2. Segundo o eu do cronista, quais efeitos as palavras podem provocar nos leitores? Explique a sua resposta.
Para ele, as palavras podem ser positivas, gerando conforto e fazendo bem àqueles que as leem. Elas podem trazer à lembrança aquilo que se encontrava, de alguma forma, esquecido. No entanto, elas podem ferir e até entristecer alguns, quando são proferidas com certa imprudência e desatenção.
3. Releia este período: “Agora sei que outro dia eu disse uma palavra que fez bem a alguém.”. Os termos destacados são, respectivamente, advérbio e locução adverbial. Classifique-os, considerando as circunstâncias que imprimem ao contexto em que se encontram.

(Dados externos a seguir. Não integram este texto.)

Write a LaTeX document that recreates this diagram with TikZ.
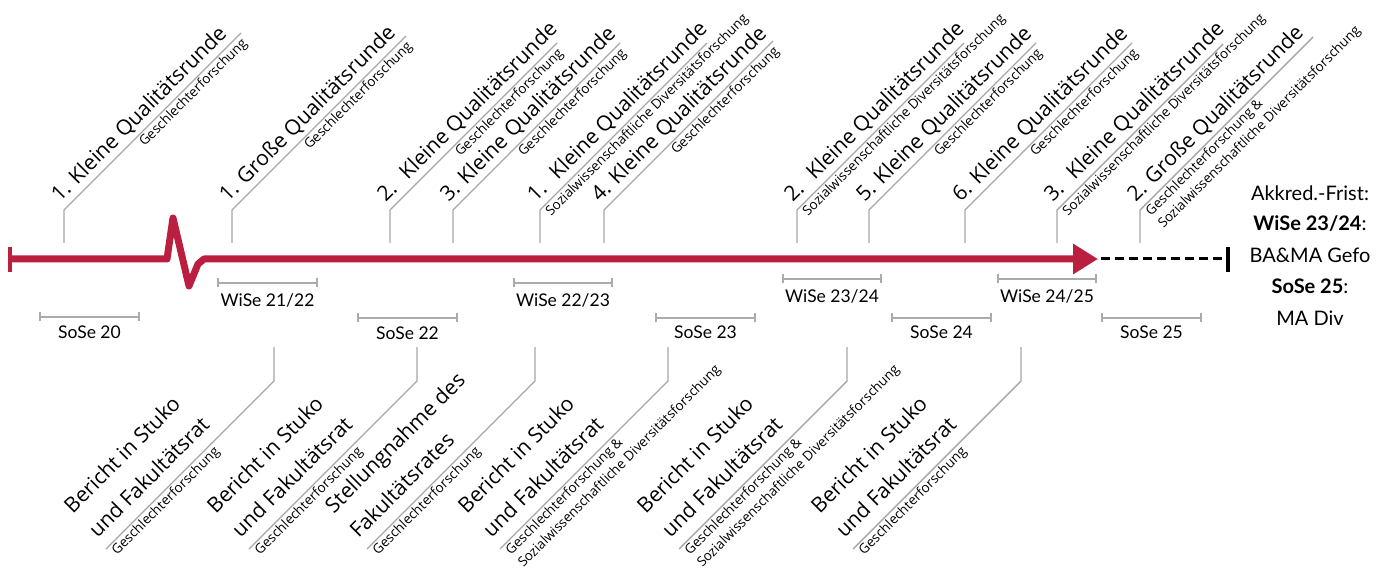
\documentclass[tikz,border=0pt]{standalone}
\usepackage{fontspec}
\newfontfamily\osfont{Open Sans}
\newfontfamily\latofont{Lato}
\usetikzlibrary{arrows.meta,calc}
\definecolor{tlred}{HTML}{BA1F40}
\definecolor{leadgray}{HTML}{A6A6A6}
\definecolor{bargray}{HTML}{ABABAB}
% top event: #1 name, #2 x, #3 diag length, #4 main text, #5 sub placement, #6 sub text
\newcommand\topev[6]{%
  \coordinate (#1a) at (#2,243);
  \coordinate (#1b) at (#2,210);
  \coordinate (#1c) at (#2+#3,210-#3);
  \draw[leader] (#1a) -- (#1b) -- (#1c);
  \begin{scope}[shift={(#1b)},x=1pt,y=1pt,rotate=45,transform shape]
    \node[mainlbl,anchor=base west] (#1m) at (2,8) {#4};
    \ifx r#5
      \node[sublbl,anchor=north east] (#1s) at ({#3*1.41421-3},-2) {#6};
    \else
      \node[sublbl,anchor=north west] (#1s) at (3,-2) {#6};
    \fi
  \end{scope}}
% bottom event: #1 name, #2 x, #3 line1, #4 line2, #5 sub text
\newcommand\botev[5]{%
  \coordinate (#1a) at (#2,347);
  \coordinate (#1b) at (#2,381);
  \coordinate (#1c) at (#2-168,549);
  \draw[leader] (#1a) -- (#1b) -- (#1c);
  \begin{scope}[shift={(#1c)},x=1pt,y=1pt,rotate=45,transform shape]
    \node[mainlbl,anchor=base west] (#1m) at (1,48) {#3};
    \node[mainlbl,anchor=base west] (#1n) at (1,13) {#4};
    \node[sublbl,anchor=north west] (#1s) at (3,-2) {#5};
  \end{scope}}
% semester: #1 name, #2 x1, #3 x2, #4 bar y, #5 baseline y, #6 text
\newcommand\semester[6]{%
  \coordinate (#1l) at (#2,#4);
  \coordinate (#1r) at (#3,#4);
  \draw[sembar] (#1l) -- (#1r);
  \node[semlbl] (#1t) at ({(#2+#3)/2},#5) {#6};}
\begin{document}
\begin{tikzpicture}[x=1pt,y=-1pt,
  leader/.style={draw=leadgray,line width=1.4pt},
  mainlbl/.style={font=\osfont\fontsize{21}{25}\selectfont,inner sep=0pt,text=black},
  sublbl/.style={font=\osfont\fontsize{13.5}{17.5}\selectfont,inner sep=0pt,align=left,text=black},
  sembar/.style={draw=bargray,line width=1.8pt,{Bar[width=9pt,line width=1.6pt]}-{Bar[width=9pt,line width=1.6pt]}},
  semlbl/.style={font=\latofont\fontsize{17.5}{20}\selectfont,inner sep=0pt,anchor=base,text=black},
  rlbl/.style={font=\latofont\fontsize{20}{24}\selectfont,inner sep=0pt,anchor=base,text=black},
]
\useasboundingbox (0,0) rectangle (1387,569);

% timeline
\coordinate (tl0) at (10,259);
\coordinate (tlbreakA) at (167,259);
\coordinate (tlpeak) at (173,218);
\coordinate (tlvalley) at (189,286);
\coordinate (tlbreakB) at (198,264);
\coordinate (tlbreakC) at (204,259);
\coordinate (tlend) at (1098,259);
\coordinate (tlbarT) at (10,247);
\coordinate (tlbarB) at (10,272);
\draw[tlred,line width=4.5pt] (tlbarT) -- (tlbarB);
\draw[tlred,line width=7pt,line join=round,-{Triangle[length=25pt,width=29pt]}]
  (tl0) -- (tlbreakA) -- (tlpeak) -- (tlvalley) -- (tlbreakB) -- (tlbreakC) -- (tlend);
\coordinate (dash0) at (1101,259);
\coordinate (dash1) at (1224,259);
\coordinate (endT) at (1228,247);
\coordinate (endB) at (1228,272);
\draw[black,line width=3pt,dash pattern=on 9pt off 5pt] (dash0) -- (dash1);
\draw[black,line width=4pt] (endT) -- (endB);

% right text
\node[rlbl] (r1) at (1310,201) {Akkred.-Frist:};
\node[rlbl] (r2) at (1310,231) {\textbf{WiSe 23/24}:};
\node[rlbl] (r3) at (1310,263) {BA\&MA Gefo};
\node[rlbl] (r4) at (1310,294) {\textbf{SoSe 25}:};
\node[rlbl] (r5) at (1310,326) {MA Div};

% semesters
\semester{s20}{39}{140}{317}{338}{SoSe 20}
\semester{w21}{217}{318}{283}{307}{WiSe 21/22}
\semester{s22}{357}{458}{318}{340}{SoSe 22}
\semester{w22}{513}{613}{283}{307}{WiSe 22/23}
\semester{s23}{655}{756}{318}{338}{SoSe 23}
\semester{w23}{782}{882}{279}{303}{WiSe 23/24}
\semester{s24}{891}{992}{318}{338}{SoSe 24}
\semester{w24}{997}{1097}{279}{303}{WiSe 24/25}
\semester{s25}{1101}{1202}{318}{338}{SoSe 25}

% top events
\topev{ta}{64}{177}{1. Kleine Qualitätsrunde}{r}{Geschlechterforschung}
\topev{tb}{232}{174}{1. Große Qualitätsrunde}{r}{Geschlechterforschung}
\topev{tc}{390}{167}{2.\hspace{0.3em} Kleine Qualitätsrunde}{r}{Geschlechterforschung}
\topev{td}{453}{167}{3. Kleine Qualitätsrunde}{r}{Geschlechterforschung}
\topev{te}{540}{167}{1.\hspace{0.3em} Kleine Qualitätsrunde}{l}{Sozialwissenschaftliche Diversitätsforschung}
\topev{tf}{604}{169}{4. Kleine Qualitätsrunde}{r}{Geschlechterforschung}
\topev{tg}{797}{167}{2.\hspace{0.3em} Kleine Qualitätsrunde}{l}{Sozialwissenschaftliche Diversitätsforschung}
\topev{th}{869}{167}{5. Kleine Qualitätsrunde}{r}{Geschlechterforschung}
\topev{ti}{965}{167}{6. Kleine Qualitätsrunde}{r}{Geschlechterforschung}
\topev{tj}{1057}{166}{3.\hspace{0.3em} Kleine Qualitätsrunde}{l}{Sozialwissenschaftliche Diversitätsforschung}
\topev{tk}{1140}{173}{2. Große Qualitätsrunde}{l}{Geschlechterforschung \&\\Sozialwissenschaftliche Diversitätsforschung}

% bottom events
\botev{ba}{274}{Bericht in Stuko}{und Fakultätsrat}{Geschlechterforschung}
\botev{bb}{417}{Bericht in Stuko}{und Fakultätsrat}{Geschlechterforschung}
\botev{bc}{535}{Stellungnahme des}{Fakultätsrates}{Geschlechterforschung}
\botev{bd}{668}{Bericht in Stuko}{und Fakultätsrat}{Geschlechterforschung \&\\Sozialwissenschaftliche Diversitätsforschung}
\botev{be}{847}{Bericht in Stuko}{und Fakultätsrat}{Geschlechterforschung \&\\Sozialwissenschaftliche Diversitätsforschung}
\botev{bf}{1021}{Bericht in Stuko}{und Fakultätsrat}{Geschlechterforschung}
\end{tikzpicture}
\end{document}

“Agora”, advérbio de tempo; “outro dia”, locução adverbial de tempo.
4. Observe este trecho retirado do texto e resolva os exercícios propostos:
Um dia a minha amiga estava sozinha em casa, distraída, e assobiou uma pequena frase melódica de Beethoven [...]
a) Quais são as duas locuções adverbiais presentes no excerto lido? Transcreva-as, classificando-as.
As locuções adverbiais são: “Um dia” – locução adverbial de tempo e “em casa” – locução adverbial de lugar.
b) O termo “distraída” corresponde a um adjetivo ou a um advérbio? Explique a sua resposta.
Trata-se de um adjetivo, pois, ao passar o trecho para o masculino, por exemplo, tem-se: Um dia o meu amigo estava sozinho em casa, distraído [...], obtendo-se a forma masculina do vocábulo, o que comprova que se trata de uma palavra variável.
5. Se ao enunciado “[...] e o canário começou a cantar alegremente.”, antes do advérbio “alegremente” fossem acrescidos os advérbios de modo vigorosamente e veementemente, como a frase deveria ser reescrita? Apresente-a e explique a sua escolha.
[...] e o canário começou a cantar vigorosa, veemente e alegremente, pois quando dois (ou mais) advérbios terminados em -mente aparecerem em sequência, é correto usar o sufixo apenas no último.